### DATASET ROWS
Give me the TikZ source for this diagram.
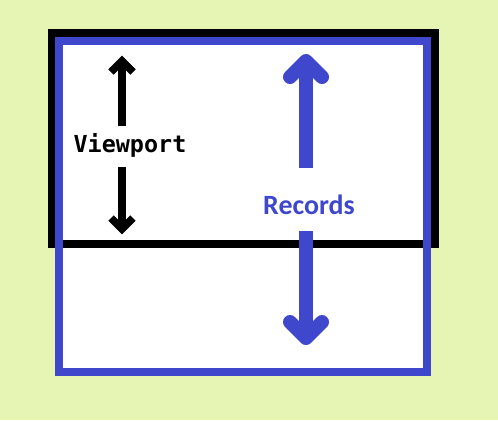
\documentclass[tikz,border=0pt]{standalone}
\usepackage{fontspec}
\newfontfamily\monob{DejaVu Sans Mono}[BoldFont={DejaVu Sans Mono Bold}]
\newfontfamily\carb{Carlito}
\definecolor{bgg}{HTML}{E6F5B3}
\definecolor{recblue}{HTML}{3F47CC}
\tikzset{
  frameblack/.style={draw=black, line width=8bp, fill=white},
  frameblue/.style={draw=recblue, line width=8bp},
  shaftblack/.style={draw=black, line width=8.5bp},
  headblack/.style={draw=black, line width=7.5bp, line join=miter},
  shaftblue/.style={draw=recblue, line width=14bp},
  headblue/.style={draw=recblue, line width=14bp, line cap=round, line join=round},
  lbl/.style={inner sep=0pt, anchor=center}
}
\begin{document}
\begin{tikzpicture}[x=1bp,y=-1bp]
\fill[bgg] (0,0) rectangle (498,420);
\useasboundingbox (0,0) rectangle (498,420);
\fill[white] (59,41) rectangle (427,372);
\draw[frameblack] (52,33) rectangle (435,244);
\draw[frameblue] (59,41) rectangle (427,372);
% Viewport arrows
\coordinate (vtop) at (122,61);
\coordinate (vupbot) at (122,126);
\coordinate (vdntop) at (122,167);
\coordinate (vbot) at (122,229);
\draw[shaftblack] (vupbot) -- (vtop);
\draw[headblack] (111,72) -- (vtop) -- (133,72);
\draw[shaftblack] (vdntop) -- (vbot);
\draw[headblack] (111,218) -- (vbot) -- (133,218);
\node[lbl, font=\monob\bfseries\fontsize{23.5}{25}\selectfont] (vp) at (130,145) {Viewport};
% Records arrows
\coordinate (rtop) at (306,61);
\coordinate (rupbot) at (306,168);
\coordinate (rdntop) at (306,231);
\coordinate (rbot) at (306,338);
\draw[shaftblue] (rupbot) -- (rtop);
\draw[headblue] (290,77) -- (rtop) -- (322,77);
\draw[shaftblue] (rdntop) -- (rbot);
\draw[headblue] (290,322) -- (rbot) -- (322,322);
\node[lbl, text=recblue, font=\carb\bfseries\fontsize{28}{30}\selectfont] (rec) at (309,205) {Records};
\end{tikzpicture}
\end{document}
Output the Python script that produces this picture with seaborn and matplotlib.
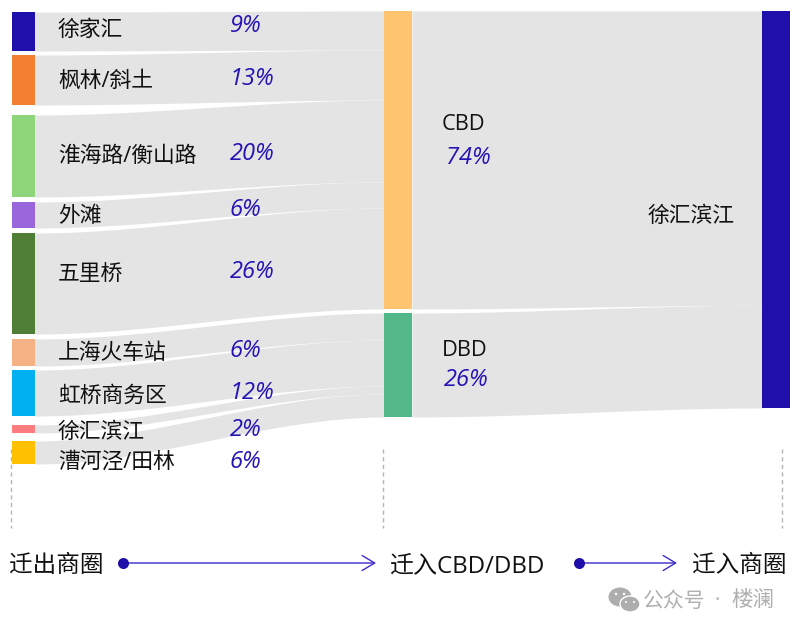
import numpy as np
import pandas as pd
import matplotlib
matplotlib.use("Agg")
import matplotlib.pyplot as plt
import seaborn as sns
from matplotlib.patches import Ellipse

# ======================================
# DATA
# ======================================

source_names = ["徐家汇", "枫林/斜土", "淮海路/衡山路", "外滩", "五里桥",
                "上海火车站", "虹桥商务区", "徐汇滨江", "漕河泾/田林"]
source_labels = ["9%", "13%", "20%", "6%", "26%", "6%", "12%", "2%", "6%"]
# band sizes, slightly finer than the printed labels
source_values = [9.75, 12.5, 20.5, 6.5, 25.25, 6.75, 11.5, 2.0, 5.75]
source_target = ["CBD", "CBD", "CBD", "CBD", "CBD", "DBD", "DBD", "DBD", "DBD"]
source_colors = ["#2010ab", "#f37f33", "#8fd67a", "#9966db", "#4f7f35",
                 "#f4b183", "#00b0f0", "#ff7c80", "#ffc000"]

mid_names = ["CBD", "DBD"]
mid_labels = ["74%", "26%"]
mid_colors = ["#ffc46f", "#52b88a"]

sink_name = "徐汇滨江"
sink_color = "#2010ab"

stage_names = ["迁出商圈", "迁入CBD/DBD", "迁入商圈"]

# ======================================
# LAYOUT (pixels of the 800x632 canvas)
# ======================================

source_gaps = [4, 10, 5, 5, 5, 4, 9, 8]
source_top = 12
mid_top = 11
mid_gap = 4
sink_top = 11
px_left = 4.0
px_right = 3.95

col_source = (11.5, 34.5)
col_mid = (384, 412)
col_sink = (762, 790)

source_label_y = [30, 81, 156, 216, 274, 353, 396, 432, 462]
source_pct_y = [26, 79, 154, 210, 272, 351, 393, 430, 462]

BLUE = "#2414b4"
FLOW = "#e4e4e4"
TEXT_FONT = ["Open Sans", "Noto Sans CJK SC", "DejaVu Sans"]

sns.set_theme(style="white")
plt.rcParams["font.family"] = TEXT_FONT

df = pd.DataFrame({
    "name": source_names,
    "value": source_values,
    "target": source_target,
    "color": source_colors,
})
df["height"] = df["value"] * px_left
df["top"] = source_top + df["height"].cumsum().shift(fill_value=0) + np.cumsum([0] + source_gaps)

mid = df.groupby("target")["value"].sum().reindex(mid_names)
mid_heights = mid.values * px_left
mid_tops = [mid_top, mid_top + mid_heights[0] + mid_gap]

fig = plt.figure(figsize=(8, 6.32), dpi=100)
ax = fig.add_axes([0, 0, 1, 1])


def draw_flow(x0, x1, y0, h0, y1, h1):
    xs = np.linspace(x0, x1, 200)
    t = (xs - x0) / (x1 - x0)
    s = t * t * (3 - 2 * t)
    upper = y0 + (y1 - y0) * s
    lower = (y0 + h0) + (y1 + h1 - y0 - h0) * s
    ax.fill_between(xs, upper, lower, color=FLOW, linewidth=0, zorder=1)


def draw_node(col, top, height, color):
    sns.barplot(x=[(col[0] + col[1]) / 2], y=[height], bottom=top, color=color,
                native_scale=True, width=col[1] - col[0], saturation=1,
                linewidth=0, zorder=3, ax=ax)


# ======================================
# FLOWS
# ======================================

for i, name in enumerate(mid_names):
    rows = df[df["target"] == name]
    y = mid_tops[i]
    for _, r in rows.iterrows():
        draw_flow(col_source[1], col_mid[0], r["top"], r["height"], y, r["height"])
        y += r["height"]

y = sink_top
for i in range(len(mid_names)):
    h = mid.values[i] * px_right
    draw_flow(col_mid[1], col_sink[0], mid_tops[i], mid_heights[i], y, h)
    y += h

# ======================================
# NODES
# ======================================

for _, r in df.iterrows():
    draw_node(col_source, r["top"], r["height"], r["color"])
for i in range(len(mid_names)):
    draw_node(col_mid, mid_tops[i], mid_heights[i], mid_colors[i])
draw_node(col_sink, sink_top, mid.sum() * px_right, sink_color)

# ======================================
# TEXT
# ======================================

for name, ly, pct, py in zip(source_names, source_label_y, source_labels, source_pct_y):
    ax.text(58, ly, name, fontsize=15.7, color="#111111", ha="left", va="center", zorder=5)
    ax.text(229.5, py, pct, fontsize=17, color=BLUE, style="italic", family="Open Sans",
            ha="left", va="center", zorder=5)

ax.text(442, 125, mid_names[0], fontsize=15.7, color="#111111", va="center", zorder=5)
ax.text(446, 158, mid_labels[0], fontsize=17, color=BLUE, style="italic", family="Open Sans",
        va="center", zorder=5)
ax.text(442, 351, mid_names[1], fontsize=15.7, color="#111111", va="center", zorder=5)
ax.text(444, 380, mid_labels[1], fontsize=17, color=BLUE, style="italic", family="Open Sans",
        va="center", zorder=5)
ax.text(648, 216, sink_name, fontsize=15.7, color="#111111", va="center", zorder=5)

# ======================================
# STAGE GUIDES AND ARROWS
# ======================================

for x in [11, 383, 782]:
    ax.plot([x, x], [449, 528], color="#b5b5b5", lw=1, ls=(0, (3, 2.5)), zorder=2)

ax.text(9, 566, stage_names[0], fontsize=17, color="#111111", va="center")
ax.text(389, 566, stage_names[1], fontsize=17.3, color="#111111", va="center")
ax.text(692, 566, stage_names[2], fontsize=17, color="#111111", va="center")

for x0, x1 in [(123, 376), (579, 677)]:
    ax.annotate("", xy=(x1, 563), xytext=(x0, 563),
                arrowprops=dict(arrowstyle="->,head_length=0.75,head_width=0.45",
                                color="#3a2ccc", lw=1, shrinkA=0, shrinkB=0))
sns.scatterplot(x=[123, 579], y=[563, 563], color="#1f0fa8", s=63, linewidth=0,
                legend=False, zorder=6, ax=ax)

# ======================================
# WATERMARK
# ======================================

ax.add_patch(Ellipse((620, 597), 23, 19, color="#adadad", lw=0, zorder=5))
ax.add_patch(Ellipse((630, 604), 20, 16, facecolor="#adadad", edgecolor="white", lw=1, zorder=6))
for ex, ey, er in [(616, 594, 2.5), (624, 594, 2.5), (626, 602, 2), (634, 602, 2)]:
    ax.add_patch(Ellipse((ex, ey), er, er, color="white", lw=0, zorder=7))
ax.text(643, 601, "公众号", fontsize=15, color="#b0b0b0", va="center")
ax.text(717, 601, "·", fontsize=15, color="#b0b0b0", ha="center", va="center")
ax.text(731, 601, "楼澜", fontsize=15.5, color="#b0b0b0", va="center")

ax.set_xlim(0, 800)
ax.set_ylim(632, 0)
ax.set_axis_off()

fig.savefig("out.png", dpi=100)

### SHORT PROBLEM
A number is the only answer here: how many lines of the material above contain "matplotlib"?

### OUTPUT OF THE TASK
5